Friday 25 November 2016

Why I voted No

I have already voted by post. I voted No.
A victory of the Sì would take a lot of rights from the citizens, to give more power to the central government.
Extractive and monopolistic interests are all for the Sì, as they were for the Leave in the Brexit vote.
The same age cohorts of people who voted for Leave and Trump will vote for the Sì.
The Brexit-like "vote for the sake of change" was the Sì. The No is the Remainer like option.

I strongly believe that development follows the increase in inclusiveness of the institutions, and the decrease of the sway of the extractive interests. I cannot care less about Mr Renzi's future life plans, I read the reform and I made my mind through the lens of institutional inclusiveness and market openness. And I decided to vote No.
I do understand why a lobbyist, or their owners, would disagree with me, but I cannot fathom how a common citizen could decide otherwise.

All Italians, home or abroad, will loose the right to elect their senators. Italians in Italy will have senators representing them, but they will not be elected, but named, co-opted. By politicians.
As a resident overseas the reform will take away my right to be represented in the Senate. One of the competences left to the Senate will be the relationship with the EU.
Merely the proposal to take away the power of electing the senators from the citizens should be enough to sink the reform. It is fascism, of the worst kind, how a party called "democratic" could conjure up a system where senators are not elected by citizens, but chosen by politicians?
The key to prosperity are not powerful stable executives, but open and inclusive institutions. A few days back Mrs Boschi quoted Acemoglu on that point during a debate here in London. So she knows it as well, but it didn't stop her to draft a constitutional proposal to make institutions more exclusive and to keep at distance the citizenship. Says it all, really.

Currently, the electoral weight of each region is more or less similar. After the reform, 1 millions of people in Trentino Alto Adige will have 6 senators, 4 millions of people in Tuscany will have 5. There is worst. Without a further constitutional reform Sicily will not have senators anymore, apart from 1 mayor. 5 million people represented by 1 senator. Say the mayor of Palermo is elected as senator. Palermo is currently trying to steal the port authority from Trapani. Trapani has been defended by 3 senators. Will the mayor of Palermo defend Trapani against the interests of Palermo? Science fiction.

Already now, finding a senator who spend some time to listen to you is challenging. What will happen when they will be reduced from 320 to 100 and will not be elected by the people? In the case of a win of the Si, and then Salvini winning the next election with 26% of the votes and getting 54% of the seats, and then ruling Italy for 5 years. Salvini will take the blood away from southern Italians, to disintegrate the country. Why would we wish to risk that?

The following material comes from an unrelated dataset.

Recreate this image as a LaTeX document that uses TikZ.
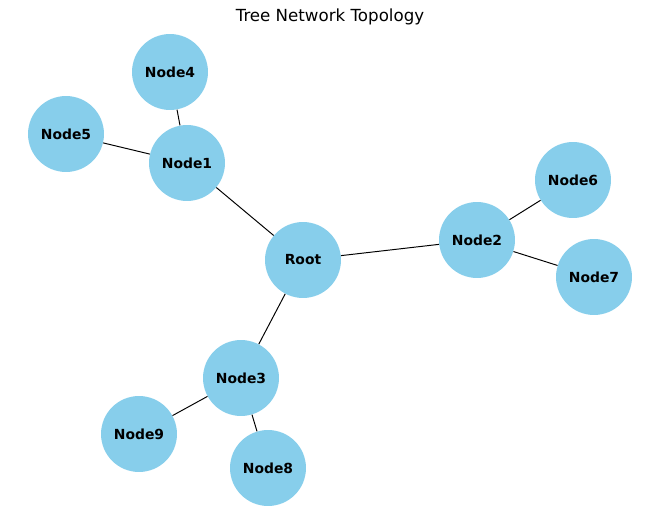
\documentclass[tikz,border=0pt]{standalone}
\usepackage{fontspec}
\setmainfont{DejaVu Sans}
\definecolor{skyblue}{HTML}{87CEEB}
\begin{document}
\begin{tikzpicture}[x=0.72pt,y=-0.72pt,
  nd/.style={circle,fill=skyblue,minimum size=54.7pt,inner sep=0pt,font=\fontsize{10}{12}\selectfont\bfseries},
  ed/.style={draw=black,line width=0.7pt}]
\useasboundingbox (0,0) rectangle (660,520);
\node at (330,17) {\fontsize{12}{14}\selectfont Tree Network Topology};
\node[nd] (root) at (303,260) {Root};
\node[nd] (n1) at (187,163) {Node1};
\node[nd] (n4) at (170,72) {Node4};
\node[nd] (n5) at (66,134) {Node5};
\node[nd] (n2) at (477,240) {Node2};
\node[nd] (n6) at (573,180) {Node6};
\node[nd] (n7) at (594,277) {Node7};
\node[nd] (n3) at (241,378) {Node3};
\node[nd] (n9) at (139,434) {Node9};
\node[nd] (n8) at (268,468) {Node8};
\begin{scope}[on background layer/.style={}]
\draw[ed] (root) -- (n1);
\draw[ed] (root) -- (n2);
\draw[ed] (root) -- (n3);
\draw[ed] (n1) -- (n4);
\draw[ed] (n1) -- (n5);
\draw[ed] (n2) -- (n6);
\draw[ed] (n2) -- (n7);
\draw[ed] (n3) -- (n9);
\draw[ed] (n3) -- (n8);
\end{scope}
\end{tikzpicture}
\end{document}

I disagree the current constitution is bad. It needs some improvement, but in other directions. The Italian republic when they were changing a PM every year or so was a hydra with 100 heads. It possibly recorded the highest economical growth per capita by then in the history of mankind from 1950 to 1964. What went wrong after 1970 was that as the major alternative was the Communist Party, the parties in power started to justify purchasing the votes of people with privileges that would have been paid from future generations. And they bought out a generation of voters. I know cases of people who retired at 29. The party ended in 1992, thanks to George Soros, to who young generations of Italians should raise statues in every corner of the country, and taxpayers were left with a huge bill to pay. Meanwhile fertility rate had plummeted, and as a consequence at some point around 2000 the internal market collapsed, and never recovered. The Italian problem in 2016 is essentially demographics, too many over 45, to few under 45. The system is unsustainable, no matter what. The short term practical solution is to incentive immigration, and that was done quite successfully from 1992 to circa 2000, delaying the inevitable collapse. Successive anti immigrant governments have murdered the only serious hope of recovery of the country.

On the funny side, I voted No in 2006, but I recognise that Berlusconi's proposal was much better, and more democratic. I voted No, regretting it because I liked some of the proposals, but Berlusconi had hidden too many poisoned apples. The Renzi-Boschi's 2016 proposal is just poisoned apples. The government proposal is regressive and antidemocratic, it is taking away rights from citizens, and power from peripheries, to concentrate power in Rome, in the hands of a powerful executive.